Why should collegiality be formalised in the promotion process?

  • As established above, collegiality is something that we want to maintain and increase within the research community as it underpins ambitious research, and
  • Being intentionally supportive, generous and considerate relationships takes additional time, and mental and emotional energy. If a collegial academic culture is to flourish at Glasgow, then we need to invest in it. And
  • Collegiality needs to be recognised on a par with other forms of academic work as it is established as foundational to academic work. Time spent creating engaging working environments that demonstrate care, reciprocity, and development for others, means time not spent on other, more traditionally rewarded activities.

Ways to engage with collegiality

I hear you asking, ‘if it’s this important, can you please give us some examples of how to do it?’ ‘What can I write on my promotion form that helps me to evidence the work of collegiality?’.

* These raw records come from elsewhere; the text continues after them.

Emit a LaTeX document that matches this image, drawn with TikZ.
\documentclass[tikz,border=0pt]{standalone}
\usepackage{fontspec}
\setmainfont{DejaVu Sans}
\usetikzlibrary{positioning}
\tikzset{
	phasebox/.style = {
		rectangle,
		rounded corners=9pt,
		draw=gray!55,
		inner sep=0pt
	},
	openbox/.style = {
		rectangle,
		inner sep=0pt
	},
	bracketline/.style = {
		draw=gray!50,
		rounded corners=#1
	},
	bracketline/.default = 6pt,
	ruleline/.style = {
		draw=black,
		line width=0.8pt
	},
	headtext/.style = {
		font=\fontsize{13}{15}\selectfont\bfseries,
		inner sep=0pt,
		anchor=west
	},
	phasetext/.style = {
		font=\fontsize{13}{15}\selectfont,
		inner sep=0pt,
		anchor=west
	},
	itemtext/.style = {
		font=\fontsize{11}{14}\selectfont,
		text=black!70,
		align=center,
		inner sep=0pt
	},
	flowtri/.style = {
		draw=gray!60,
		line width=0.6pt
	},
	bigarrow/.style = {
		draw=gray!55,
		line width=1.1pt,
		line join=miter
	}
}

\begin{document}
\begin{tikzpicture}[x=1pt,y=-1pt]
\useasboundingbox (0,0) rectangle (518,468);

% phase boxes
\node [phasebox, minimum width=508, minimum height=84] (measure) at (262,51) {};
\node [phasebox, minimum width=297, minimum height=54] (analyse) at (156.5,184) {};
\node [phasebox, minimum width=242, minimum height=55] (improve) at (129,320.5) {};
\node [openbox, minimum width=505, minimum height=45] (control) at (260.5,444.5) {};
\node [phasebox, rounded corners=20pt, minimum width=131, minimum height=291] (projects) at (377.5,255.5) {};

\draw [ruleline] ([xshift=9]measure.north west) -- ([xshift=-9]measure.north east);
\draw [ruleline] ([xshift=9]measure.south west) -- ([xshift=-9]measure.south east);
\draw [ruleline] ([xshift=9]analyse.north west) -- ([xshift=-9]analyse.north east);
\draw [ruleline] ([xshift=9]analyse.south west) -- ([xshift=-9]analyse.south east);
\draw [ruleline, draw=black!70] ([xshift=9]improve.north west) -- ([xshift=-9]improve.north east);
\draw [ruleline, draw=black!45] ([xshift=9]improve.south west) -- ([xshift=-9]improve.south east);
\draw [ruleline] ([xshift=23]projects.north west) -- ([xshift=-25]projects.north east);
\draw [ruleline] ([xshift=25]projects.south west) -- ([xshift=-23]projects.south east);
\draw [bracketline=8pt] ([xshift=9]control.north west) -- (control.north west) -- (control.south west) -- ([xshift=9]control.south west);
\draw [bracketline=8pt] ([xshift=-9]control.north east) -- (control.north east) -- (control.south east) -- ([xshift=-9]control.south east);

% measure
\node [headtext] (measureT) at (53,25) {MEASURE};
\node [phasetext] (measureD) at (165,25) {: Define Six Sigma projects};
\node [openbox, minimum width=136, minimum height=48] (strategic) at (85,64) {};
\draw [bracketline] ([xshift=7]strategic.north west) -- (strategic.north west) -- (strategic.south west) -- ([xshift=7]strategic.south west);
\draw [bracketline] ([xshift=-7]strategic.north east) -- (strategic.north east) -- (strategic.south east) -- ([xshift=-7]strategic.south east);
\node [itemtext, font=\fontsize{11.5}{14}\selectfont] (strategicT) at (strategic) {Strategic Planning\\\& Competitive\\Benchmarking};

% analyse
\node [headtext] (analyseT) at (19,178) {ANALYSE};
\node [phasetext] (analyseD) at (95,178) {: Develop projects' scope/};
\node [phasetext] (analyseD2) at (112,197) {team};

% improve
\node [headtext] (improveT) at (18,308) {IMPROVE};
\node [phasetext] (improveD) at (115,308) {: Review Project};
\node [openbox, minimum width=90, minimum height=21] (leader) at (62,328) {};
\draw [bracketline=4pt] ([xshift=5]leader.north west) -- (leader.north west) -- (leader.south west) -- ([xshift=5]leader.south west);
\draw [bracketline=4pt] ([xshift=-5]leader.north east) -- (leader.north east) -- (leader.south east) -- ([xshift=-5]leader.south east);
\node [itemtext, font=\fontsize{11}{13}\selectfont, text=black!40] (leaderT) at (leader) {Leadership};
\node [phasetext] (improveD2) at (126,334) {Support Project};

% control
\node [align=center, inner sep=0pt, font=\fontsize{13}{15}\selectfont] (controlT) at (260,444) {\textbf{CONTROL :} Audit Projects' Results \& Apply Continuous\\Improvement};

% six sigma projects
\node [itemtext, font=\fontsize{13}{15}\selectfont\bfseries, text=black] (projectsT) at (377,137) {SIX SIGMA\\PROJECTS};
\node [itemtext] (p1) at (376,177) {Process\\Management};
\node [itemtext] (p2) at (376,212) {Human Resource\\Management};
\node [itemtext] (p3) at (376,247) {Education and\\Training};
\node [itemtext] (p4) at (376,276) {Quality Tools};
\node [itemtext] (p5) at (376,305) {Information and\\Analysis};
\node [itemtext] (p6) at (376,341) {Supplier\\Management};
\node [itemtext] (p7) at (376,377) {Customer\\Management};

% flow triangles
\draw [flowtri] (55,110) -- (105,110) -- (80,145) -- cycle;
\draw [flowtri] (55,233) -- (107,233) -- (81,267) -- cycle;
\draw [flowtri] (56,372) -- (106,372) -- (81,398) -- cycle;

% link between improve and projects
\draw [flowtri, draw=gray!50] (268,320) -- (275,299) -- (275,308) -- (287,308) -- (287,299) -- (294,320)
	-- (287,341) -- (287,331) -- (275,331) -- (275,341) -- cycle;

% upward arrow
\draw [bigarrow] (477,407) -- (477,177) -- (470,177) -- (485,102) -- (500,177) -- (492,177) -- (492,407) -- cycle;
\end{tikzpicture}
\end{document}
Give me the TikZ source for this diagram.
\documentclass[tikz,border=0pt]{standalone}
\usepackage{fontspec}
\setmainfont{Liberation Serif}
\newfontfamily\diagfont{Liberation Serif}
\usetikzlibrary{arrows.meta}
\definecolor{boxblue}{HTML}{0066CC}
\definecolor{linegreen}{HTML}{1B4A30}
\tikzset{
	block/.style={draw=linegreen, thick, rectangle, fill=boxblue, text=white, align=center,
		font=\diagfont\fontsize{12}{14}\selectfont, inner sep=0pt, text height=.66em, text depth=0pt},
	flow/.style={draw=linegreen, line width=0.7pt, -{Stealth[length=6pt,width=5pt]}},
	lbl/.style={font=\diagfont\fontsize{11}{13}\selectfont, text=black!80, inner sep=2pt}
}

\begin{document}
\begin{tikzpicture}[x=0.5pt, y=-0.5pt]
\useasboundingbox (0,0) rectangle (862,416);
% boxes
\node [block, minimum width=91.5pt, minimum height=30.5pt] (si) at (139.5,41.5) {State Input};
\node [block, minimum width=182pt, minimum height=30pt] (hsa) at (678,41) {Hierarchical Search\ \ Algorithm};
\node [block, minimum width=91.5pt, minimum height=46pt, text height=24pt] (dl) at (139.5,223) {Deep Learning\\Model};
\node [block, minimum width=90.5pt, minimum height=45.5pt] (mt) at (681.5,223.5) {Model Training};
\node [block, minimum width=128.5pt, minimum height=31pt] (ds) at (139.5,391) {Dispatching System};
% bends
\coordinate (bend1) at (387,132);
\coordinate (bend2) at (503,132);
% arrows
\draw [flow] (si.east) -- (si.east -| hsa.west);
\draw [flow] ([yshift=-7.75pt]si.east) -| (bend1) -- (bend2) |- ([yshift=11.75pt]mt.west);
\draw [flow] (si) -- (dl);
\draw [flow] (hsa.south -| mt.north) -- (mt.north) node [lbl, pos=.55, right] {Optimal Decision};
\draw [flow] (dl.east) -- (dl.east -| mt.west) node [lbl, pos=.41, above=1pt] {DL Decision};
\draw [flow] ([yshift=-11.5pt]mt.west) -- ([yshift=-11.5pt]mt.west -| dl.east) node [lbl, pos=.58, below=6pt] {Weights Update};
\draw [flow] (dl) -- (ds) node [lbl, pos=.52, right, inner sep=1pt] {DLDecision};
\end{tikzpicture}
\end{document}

Some hot tips from the Research Culture and Researcher Development Team are:

  • Be deliberate, intentional, self-aware. Set out to be collegial on purpose. Let’s normalize proactively learning to be collegial leaders, supervisors and colleagues.
  • Think of a colleague who makes a positive difference – what do they do? Why is that important to those around them? Reading through some of the ‘People Make Research’ nominations will give you a lot of ideas.
  • Do little things. They all add up. Within the boundaries of everyday policies and processes there can be bags of space to innovate. Just because things have evolved in a certain way, doesn’t mean they have to continue to be that way. Adjust and improve.

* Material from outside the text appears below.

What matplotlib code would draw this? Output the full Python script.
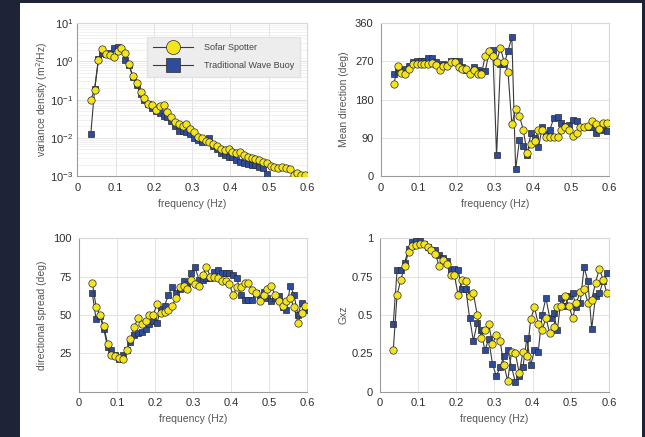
import matplotlib
matplotlib.use("Agg")
import matplotlib.pyplot as plt
from matplotlib.patches import Rectangle
from matplotlib.ticker import LogLocator, NullFormatter

plt.rcParams['font.family'] = ['Liberation Sans', 'DejaVu Sans']

# frequency grid (Hz)
freq = [0.035, 0.045, 0.055, 0.065, 0.075, 0.085, 0.095, 0.105, 0.115, 0.125,
        0.135, 0.145, 0.155, 0.165, 0.175, 0.185, 0.195, 0.205, 0.215, 0.225,
        0.235, 0.245, 0.255, 0.265, 0.275, 0.285, 0.295, 0.305, 0.315, 0.325,
        0.335, 0.345, 0.355, 0.365, 0.375, 0.385, 0.395, 0.405, 0.415, 0.425,
        0.435, 0.445, 0.455, 0.465, 0.475, 0.485, 0.495, 0.505, 0.515, 0.525,
        0.535, 0.545, 0.555, 0.565, 0.575, 0.585, 0.595]

# variance density (m^2/Hz)
spotter_E = [0.10, 0.18, 1.12, 2.05, 1.6, 1.45, 1.3, 1.85, 2.3, 1.7,
             0.83, 0.41, 0.27, 0.16, 0.11, 0.079, 0.072, 0.054, 0.068, 0.071,
             0.048, 0.035, 0.026, 0.023, 0.021, 0.023, 0.017, 0.014, 0.0105, 0.010,
             0.0085, 0.0078, 0.0068, 0.006, 0.0051, 0.0049, 0.005, 0.0044, 0.004, 0.0042,
             0.0035, 0.0032, 0.003, 0.0028, 0.0026, 0.0023, 0.0022, 0.0018, 0.0017, 0.0016,
             0.0017, 0.0016, 0.0015, 0.0011, 0.0012, 0.0011, 0.00107]
buoy_E = [0.0126, 0.19, 1.17, 1.66, 1.6, 1.66, 2.24, 2.4, 2.0, 1.12,
          0.79, 0.38, 0.24, 0.14, 0.10, 0.076, 0.06, 0.05, 0.045, 0.038,
          0.035, 0.028, 0.02, 0.015, 0.015, 0.014, 0.0126, 0.01, 0.0089, 0.0079,
          0.0089, 0.01, 0.0063, 0.005, 0.004, 0.0035, 0.0032, 0.0032, 0.0026, 0.0024,
          0.0022, 0.0021, 0.002, 0.0019, 0.0017, 0.0016, 0.00112]

# mean direction (deg)
spotter_dir = [216, 260, 242, 240, 252, 263, 265, 265, 265, 265,
               266, 262, 250, 260, 260, 268, 268, 256, 252, 252,
               240, 250, 240, 240, 283, 295, 283, 268, 302, 268,
               244, 122, 157, 142, 109, 55, 76, 83, 108, 108,
               93, 92, 92, 92, 108, 115, 108, 95, 102, 115,
               115, 118, 130, 122, 112, 126, 124]
buoy_dir = [240, 248, 250, 252, 260, 268, 272, 272, 272, 278,
            278, 268, 260, 264, 262, 270, 270, 270, 256, 250,
            246, 256, 250, 246, 247, 290, 296, 50, 264, 264,
            295, 327, 16, 84, 70, 50, 101, 90, 68, 115,
            100, 109, 136, 140, 126, 118, 120, 132, 130, 115,
            115, 115, 115, 102, 112, 109, 106]

# directional spread (deg)
spotter_spread = [71, 55, 50, 43, 31, 24, 23, 22, 21, 27,
                  34, 42, 48, 44, 46, 50, 50, 57, 51, 52,
                  53, 56, 61, 68, 69, 67, 73, 70, 69, 76,
                  81, 75, 75, 74, 72, 72, 70, 63, 68, 68,
                  71, 71, 66, 64, 59, 63, 67, 69, 63, 59,
                  56, 59, 61, 55, 45, 51, 56]
buoy_spread = [64, 47, 49, 41, 29, 27, 24, 21, 24, 27,
               32, 37, 38, 39, 41, 44, 46, 45, 54, 56,
               63, 68, 64, 67, 72, 70, 77, 81, 73, 73,
               74, 74, 78, 79, 77, 77, 77, 76, 74, 63,
               60, 60, 60, 64, 61, 65, 61, 59, 61, 62,
               55, 53, 69, 63, 50, 58, 53]

# coherence Gxz
spotter_gxz = [0.27, 0.63, 0.73, 0.82, 0.91, 0.95, 0.955, 0.96, 0.965, 0.945,
               0.92, 0.90, 0.82, 0.86, 0.83, 0.76, 0.76, 0.63, 0.73, 0.72,
               0.62, 0.64, 0.50, 0.35, 0.40, 0.44, 0.31, 0.37, 0.33, 0.17,
               0.07, 0.26, 0.25, 0.12, 0.26, 0.23, 0.47, 0.55, 0.44, 0.40,
               0.48, 0.38, 0.42, 0.55, 0.56, 0.62, 0.56, 0.48, 0.58, 0.65,
               0.67, 0.58, 0.60, 0.71, 0.80, 0.73, 0.64]
buoy_gxz = [0.44, 0.79, 0.79, 0.84, 0.93, 0.975, 0.98, 0.98, 0.965, 0.945,
            0.925, 0.92, 0.89, 0.87, 0.85, 0.79, 0.80, 0.79, 0.67, 0.67,
            0.48, 0.33, 0.45, 0.40, 0.27, 0.34, 0.18, 0.10, 0.16, 0.23,
            0.27, 0.16, 0.06, 0.10, 0.16, 0.35, 0.17, 0.27, 0.26, 0.50,
            0.61, 0.48, 0.51, 0.40, 0.61, 0.56, 0.62, 0.64, 0.55, 0.58,
            0.81, 0.72, 0.41, 0.62, 0.64, 0.72, 0.77]

YELLOW = '#f3e41c'
BLUE = '#2d4c9e'
LINE = '#3a3a3a'
EDGE = '#2a2a2a'

fig = plt.figure(figsize=(6.45, 4.37), dpi=100)
fig.patch.set_facecolor('#1f2338')
fig.patches.append(Rectangle((20 / 645, 0), 622 / 645, 1 - 3 / 437,
                             transform=fig.transFigure, facecolor='white',
                             edgecolor='none', zorder=-10))

ax1 = fig.add_axes([0.120, 0.597, 0.356, 0.350])
ax2 = fig.add_axes([0.590, 0.597, 0.354, 0.350])
ax3 = fig.add_axes([0.1225, 0.104, 0.354, 0.351])
ax4 = fig.add_axes([0.589, 0.104, 0.355, 0.351])


def draw(ax, yb, ys):
    ax.plot(freq[:len(yb)], yb, '-s', color=LINE, lw=0.8, mfc=BLUE, mec=EDGE,
            mew=0.5, ms=5, zorder=3, label='Traditional Wave Buoy')
    ax.plot(freq[:len(ys)], ys, '-o', color=LINE, lw=0.8, mfc=YELLOW, mec=EDGE,
            mew=0.5, ms=5.3, zorder=4, label='Sofar Spotter')


def style(ax):
    ax.set_facecolor('white')
    ax.set_xlim(0, 0.6)
    ax.set_xticks([0, 0.1, 0.2, 0.3, 0.4, 0.5, 0.6])
    ax.set_xticklabels(['0', '0.1', '0.2', '0.3', '0.4', '0.5', '0.6'])
    ax.grid(True, which='major', color='#e3e3e3', lw=0.7)
    ax.set_axisbelow(True)
    for s in ax.spines.values():
        s.set_color('#d8d8d8')
        s.set_linewidth(0.8)
    ax.spines['left'].set_color('#9a9a9a')
    ax.spines['bottom'].set_color('#9a9a9a')
    ax.tick_params(length=0, labelsize=8, labelcolor='#2e2e2e', pad=5)
    ax.set_xlabel('frequency (Hz)', fontsize=7.5, color='#555555', labelpad=4)


draw(ax1, buoy_E, spotter_E)
ax1.set_yscale('log')
ax1.set_ylim(1e-3, 10)
ax1.yaxis.set_major_locator(LogLocator(base=10, numticks=10))
ax1.yaxis.set_minor_locator(LogLocator(base=10, subs=range(2, 10), numticks=10))
ax1.yaxis.set_minor_formatter(NullFormatter())
style(ax1)
ax1.tick_params(axis='y', pad=3)
ax1.grid(True, which='minor', axis='y', color='#ececec', lw=0.5)
ax1.tick_params(which='minor', length=0)
ax1.set_ylabel('variance density (m$^2$/Hz)', fontsize=7.5, color='#555555', labelpad=0)
h, l = ax1.get_legend_handles_labels()
leg = ax1.legend([h[1], h[0]], [l[1], l[0]], loc='upper right',
                 bbox_to_anchor=(0.99, 0.94), fontsize=6.5, frameon=True,
                 fancybox=False, facecolor='#ededed', edgecolor='#e2e2e2',
                 framealpha=1, handlelength=4.4, markerscale=1.9,
                 borderpad=0.7, labelspacing=1.0, handletextpad=1.2)
for t in leg.get_texts():
    t.set_color('#444444')

draw(ax2, buoy_dir, spotter_dir)
ax2.set_ylim(0, 360)
ax2.set_yticks([0, 90, 180, 270, 360])
style(ax2)
ax2.set_ylabel('Mean direction (deg)', fontsize=7.5, color='#555555', labelpad=4)

draw(ax3, buoy_spread, spotter_spread)
ax3.set_ylim(0, 100)
ax3.set_yticks([25, 50, 75, 100])
style(ax3)
ax3.set_ylabel('directional spread (deg)', fontsize=7.5, color='#555555', labelpad=5)

draw(ax4, buoy_gxz, spotter_gxz)
ax4.set_ylim(0, 1)
ax4.set_yticks([0, 0.25, 0.5, 0.75, 1])
ax4.set_yticklabels(['0', '0.25', '0.5', '0.75', '1'])
style(ax4)
ax4.set_ylabel('Gxz', fontsize=7.5, color='#555555', labelpad=2)

fig.savefig('out.png', dpi=100, facecolor=fig.get_facecolor())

Here are some examples of collegiality in research. You will be able to add many more to this starter list, and these are most welcome in the comments.

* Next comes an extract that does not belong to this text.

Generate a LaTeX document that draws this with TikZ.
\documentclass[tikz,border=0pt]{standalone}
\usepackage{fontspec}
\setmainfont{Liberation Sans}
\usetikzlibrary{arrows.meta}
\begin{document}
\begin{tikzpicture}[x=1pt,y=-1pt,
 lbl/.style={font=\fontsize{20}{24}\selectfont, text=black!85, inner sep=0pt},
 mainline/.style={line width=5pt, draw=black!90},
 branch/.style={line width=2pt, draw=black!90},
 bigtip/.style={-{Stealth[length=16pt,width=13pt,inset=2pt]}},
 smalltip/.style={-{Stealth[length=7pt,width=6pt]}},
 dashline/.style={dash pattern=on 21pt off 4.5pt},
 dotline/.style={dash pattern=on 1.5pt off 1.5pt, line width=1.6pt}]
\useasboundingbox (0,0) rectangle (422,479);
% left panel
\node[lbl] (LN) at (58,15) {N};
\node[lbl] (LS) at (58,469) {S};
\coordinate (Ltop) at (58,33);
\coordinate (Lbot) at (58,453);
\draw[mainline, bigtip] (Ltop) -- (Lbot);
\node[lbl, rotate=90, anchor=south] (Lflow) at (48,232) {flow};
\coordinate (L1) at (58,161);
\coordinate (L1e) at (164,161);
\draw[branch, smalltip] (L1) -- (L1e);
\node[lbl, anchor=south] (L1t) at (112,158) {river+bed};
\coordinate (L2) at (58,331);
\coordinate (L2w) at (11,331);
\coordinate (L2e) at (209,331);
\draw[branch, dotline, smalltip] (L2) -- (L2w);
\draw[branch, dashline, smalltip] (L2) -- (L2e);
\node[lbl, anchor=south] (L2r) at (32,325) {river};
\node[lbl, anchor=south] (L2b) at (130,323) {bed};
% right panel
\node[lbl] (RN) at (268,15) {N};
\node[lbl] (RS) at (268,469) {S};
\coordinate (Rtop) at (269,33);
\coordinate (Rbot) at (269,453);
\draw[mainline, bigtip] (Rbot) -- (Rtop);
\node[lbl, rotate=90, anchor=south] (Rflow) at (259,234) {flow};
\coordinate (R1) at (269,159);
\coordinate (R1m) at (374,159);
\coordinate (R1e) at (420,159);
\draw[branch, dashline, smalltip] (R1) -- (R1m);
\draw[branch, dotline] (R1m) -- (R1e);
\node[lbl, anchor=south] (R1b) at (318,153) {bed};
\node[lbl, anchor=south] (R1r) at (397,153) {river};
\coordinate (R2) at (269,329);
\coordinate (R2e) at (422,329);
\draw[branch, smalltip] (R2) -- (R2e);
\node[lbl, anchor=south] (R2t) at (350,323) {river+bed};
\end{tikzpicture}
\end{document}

  1. Have a meaningful career conversation with your PGRs and Research Staff. Here’s a toolkit to help you with that.
  2. Create a Team ‘Charter’. This idea comes from the concepts of group learning contracts, supervisory agreements, and ground rule setting. Such documents are created as a means of building trust as they clarify expectations, standards, rights, and responsibilities. This removes uncertainty from the process, supports access to the Hidden Curriculum and helps teams feel secure.
  3. Peer reviewing (all kinds) is collegial, and what if you were to also delegate and demystify peer review and support junior colleagues to learn how to do it well. And what if you were to redesign a peer review process you lead or are part of to be more transparent, reciprocal, developmental, and inclusive? Are there other implicit practices in your discipline that you could help to reveal?
  4. Think about how you conduct interviews. This could be job or studentship interviews, where you could set applicants up for greater success. It could be mock interviews for grants, fellowships and directorships. Are you attending as a gatekeeper or as a guide? How do you hold a space for building confidence as well as competence?
  5. Re-imagine unhelpful traditions of academic learning. Adapt and improve. This could involve, for example, rethinking and adjusting common features of academic life such as lab/team meetings, journal clubs and research presentations. We can shift the primary focus, from that of being a corrective or conclusive process designed to generate rigorous outcomes at our own judgement, to being one of enabling the exploration, ideas testing, and critical reflection that enables understanding of rigorous outcomes.
  6. Support your Research Staff to engage in research supervision. Post-doctoral Research Staff do so much legitimate and necessary supervision every day. How can you help them be formally recognised for their work, and intentional in their development so they feel ready to take on their own PGRs?
  7. Lead or co-lead, or volunteer within a staff project, initiative, network, or community, or take on a voluntary leadership role in your school. Join communities and share generously. Answer questions that others ask. Role model being a supportive community member.
  8. Share the wealth. Fairly distribute the freebies, invites, vouchers, discounts, budgets, access, invites and seats at the table you receive. Make sure that what you offer one team member, you can offer them all (at some point).
  9. Nominated others in the People Make Research project – call next opens in December 2026. If that’s too long to wait, you could tell them now how much you value them. Look for other ways to hold good colleagues aloft.
  10. Get the right experts in the room. Make sure that you invite all people with relevant experiences and ideas to the party. Look at different types of lived and work experiences on panels, speaker lists, and committees and actively include those who are missing. Push your colleagues forward to take the limelight.
  11. Be a mentor. As well as volunteering time on formal programmes (such as Catalyst Mentoring and Thesis Mentoring) you can level up your mentoring skills for use with those you supervise or manage.
  12. In a system set up to learn by failure, resist blaming. Resist judgement. Check in on whether you are perpetuating narratives of failure.
  13. Provide open, honest, and constructive feedback that doesn’t sting.  
  14. Think about becoming more predictable. Whilst often equated with being ‘boring’ being predictable as a colleague builds trust. It means you are consistent, that you share the ‘why’ behind your views and decisions, and that colleagues are clear about what you want, need, and are willing to give. They know where you are, and what you intend to do. People know what they will get with you. Your expectations are communicated.

Whilst we are encouraging you to take up your choice of the above, of course, being a reliable, considerate and responsible colleague is not about taking them all on. Being collegial doesn’t mean putting everyone else before yourself or sacrificing your own ambitions and mental wellbeing for those of others. Collegiality can also be expressed as setting and keeping boundaries, being clear about what you will and will not do and being judicious about choosing not to pay into partnerships, teams, or collaborations that don’t pay back. Collegiality is after all a gift, and should be a reciprocal act.

More, we hope you can see benefits to you yourself, through engaging with the different parts of the list above. Clarity and security for your team, strong mentoring skills, and a culture of delegation to those you trust will pay you back, often as much as they benefit others.

And so, returning to the idea above – what one small thing could you fit into your ways of working?